Over the centuries, cultural development followed a pattern that would last throughout China’s long history -- the development of high culture, then invasion by barbarians, followed by decay and decline, and then another period of high culture.
China evolved from a nomadic to settled culture around 1600 CE. The first recorded dynasty was the Shang (c.1700-1028 BCE). It left evidence of royal houses, carvings in stone, urban centers, bronzes and script. The Bronze Age in China (ca. 2000-200 BCE) produced a large variety of vessels all with intricate incised and raised decoration.
The earliest Chinese bronzes were excavated near the modern city of Louyang, Henan province. It may have been an early Shang capital, however, the capital that endured through the reigns most Shang emperors was Yin, near the present-day city of Anyang.
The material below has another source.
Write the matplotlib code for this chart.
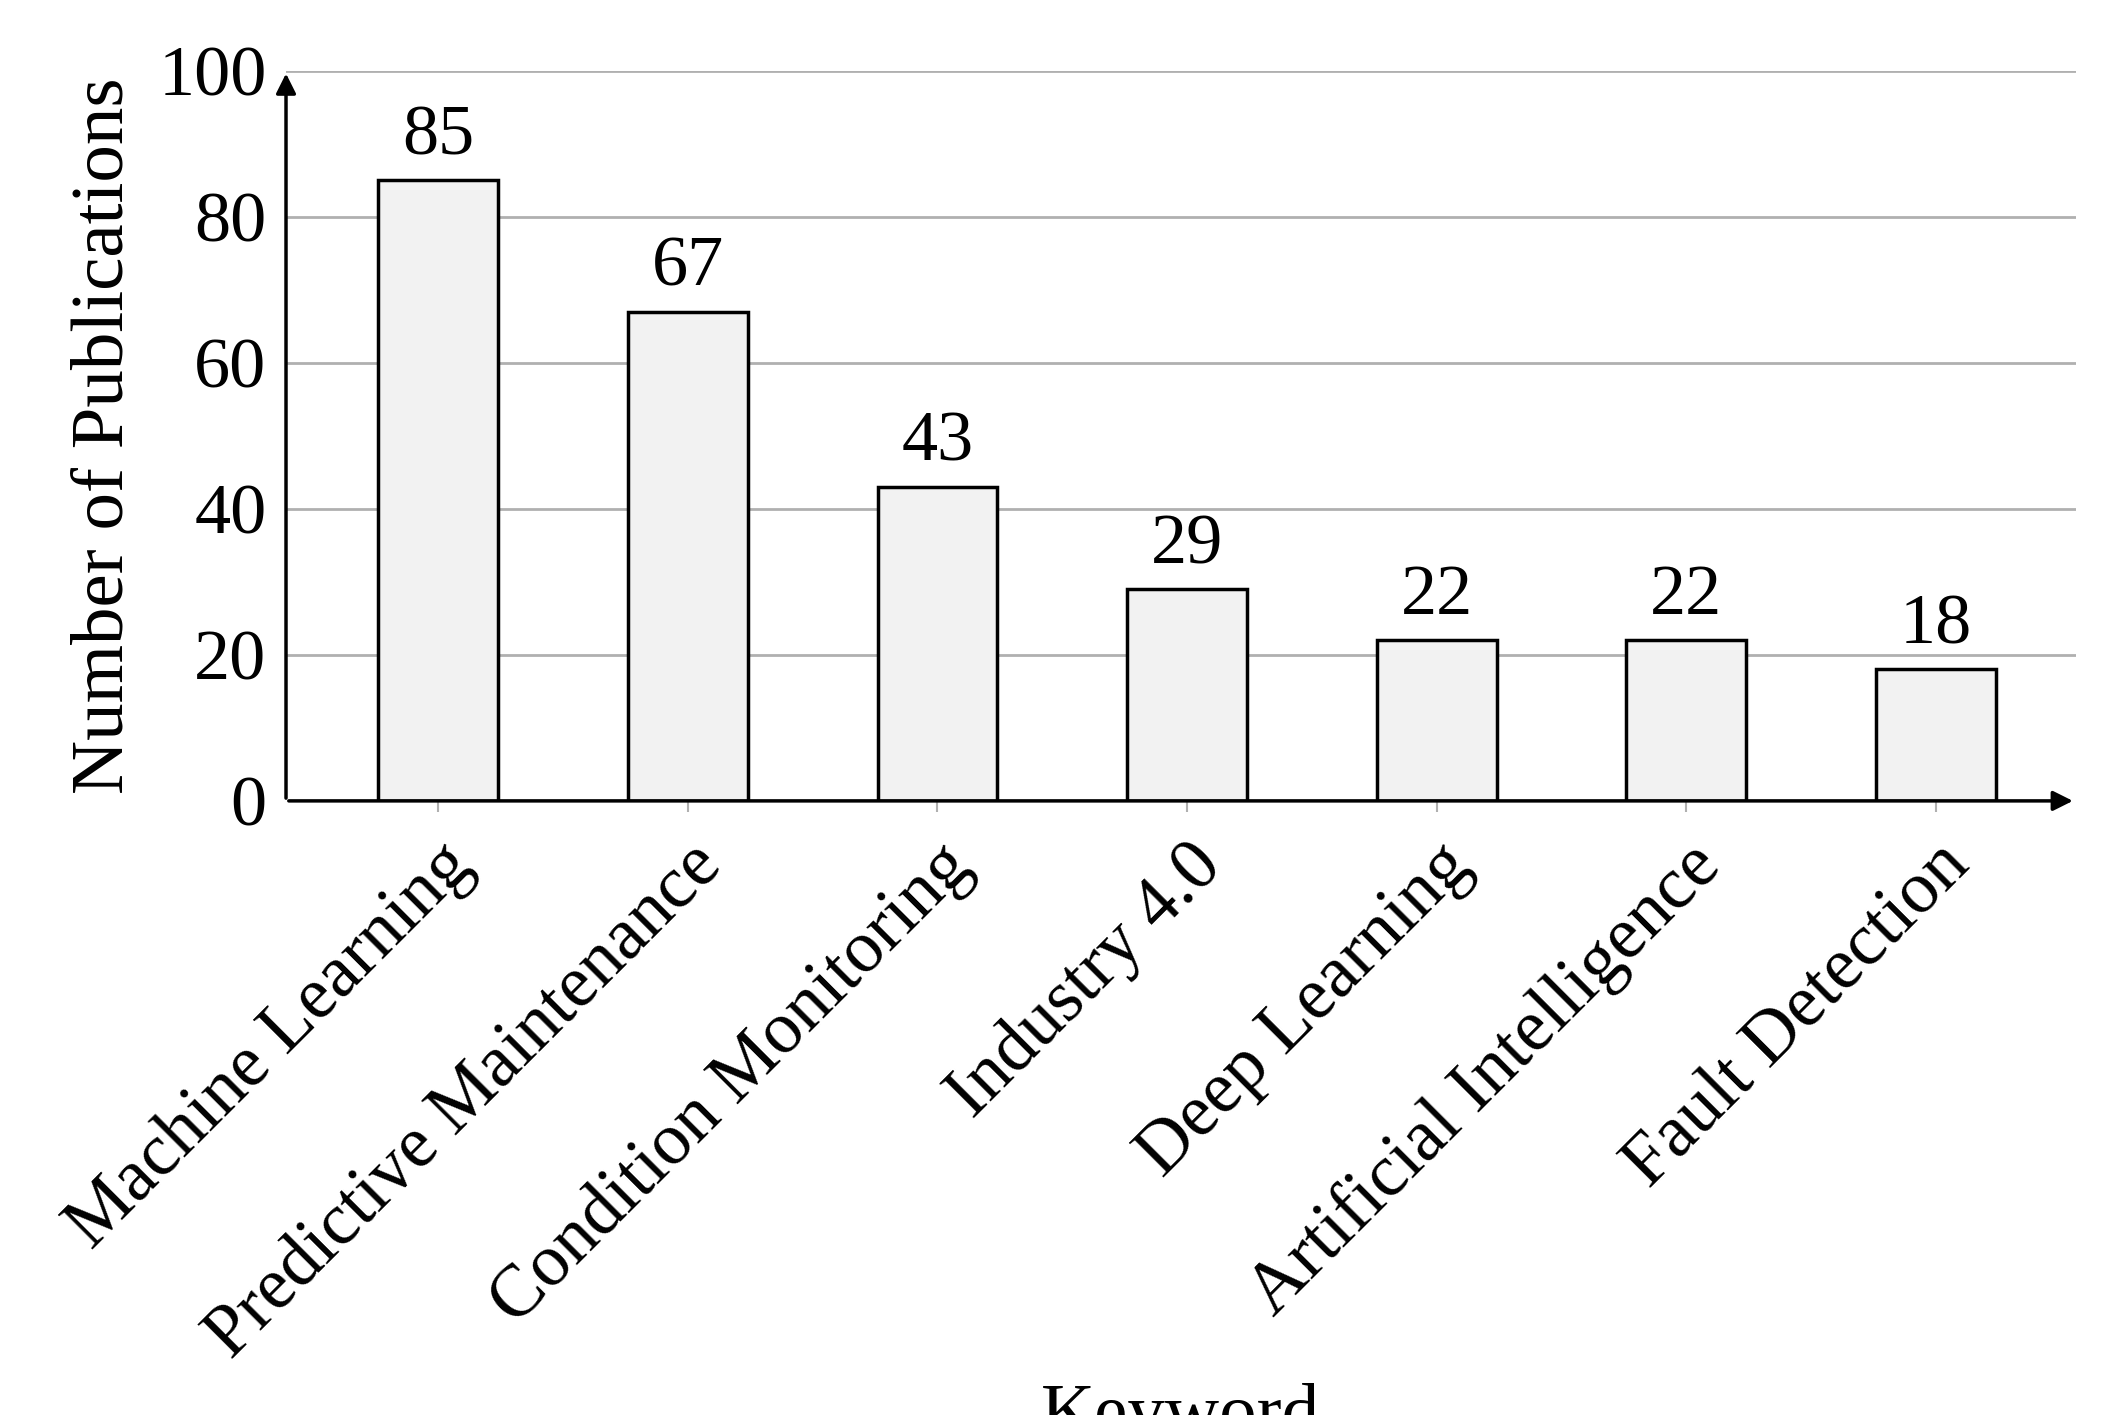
import matplotlib.pyplot as plt

keywords = ["Machine Learning", "Predictive Maintenance", "Condition Monitoring",
            "Industry 4.0", "Deep Learning", "Artificial Intelligence", "Fault Detection"]
counts = [85, 67, 43, 29, 22, 22, 18]
y_ticks = [0, 20, 40, 60, 80, 100]

plt.rcParams['font.family'] = ['Liberation Serif', 'DejaVu Serif']

fig = plt.figure(figsize=(21.03, 14.15), dpi=100)
ax = fig.add_axes([0.136, 0.434, 0.851, 0.516])

x = list(range(len(keywords)))
ax.set_axisbelow(True)
for t in y_ticks[1:]:
    ax.axhline(t, color="#b0b0b0", lw=2, zorder=0)
ax.bar(x, counts, width=0.48, color="#f2f2f2", edgecolor="black", linewidth=2.5, zorder=2)
for xi, c in zip(x, counts):
    ax.text(xi, c + 1.5, str(c), ha="center", va="bottom", fontsize=52)

ax.set_xlim(-0.61, 6.56)
ax.set_ylim(0, 100)
ax.set_yticks(y_ticks)
ax.set_yticklabels([str(t) for t in y_ticks], fontsize=52)
ax.set_xticks(x)
ax.set_xticklabels(keywords, rotation=45, ha="right", rotation_mode="anchor", fontsize=53)
ax.tick_params(axis="x", length=8, color="#b0b0b0", width=1.5, pad=14)
ax.tick_params(axis="y", length=0, pad=14)

for s in ["top", "right", "left", "bottom"]:
    ax.spines[s].set_visible(False)
ax.annotate("", xy=(6.56, 0), xytext=(-0.61, 0),
            arrowprops=dict(arrowstyle="-|>", lw=2.5, color="black", mutation_scale=30),
            annotation_clip=False, zorder=5)
ax.annotate("", xy=(-0.61, 100), xytext=(-0.61, 0),
            arrowprops=dict(arrowstyle="-|>", lw=2.5, color="black", mutation_scale=30),
            annotation_clip=False, zorder=5)

ax.set_ylabel("Number of Publications", fontsize=54, labelpad=14)
ax.set_xlabel("Keyword", fontsize=54, labelpad=8)

fig.savefig("out.png", dpi=100)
It was in the vicinity of Anyang that 14 royal tombs were uncovered revealing the fabulous wealth of Shang rulers in the numbers (hundreds) of bronze vessels buried with them. The right to own or cast bronze is thought to have been restricted to the ruling class. Bronze vessels were used in symbolic and shamanistic rituals to honor deceased clan ancestors. They were probably stored in shrine-like halls. During the mid- to late Shang period, bronze vessels were symbols of status, power and prestige.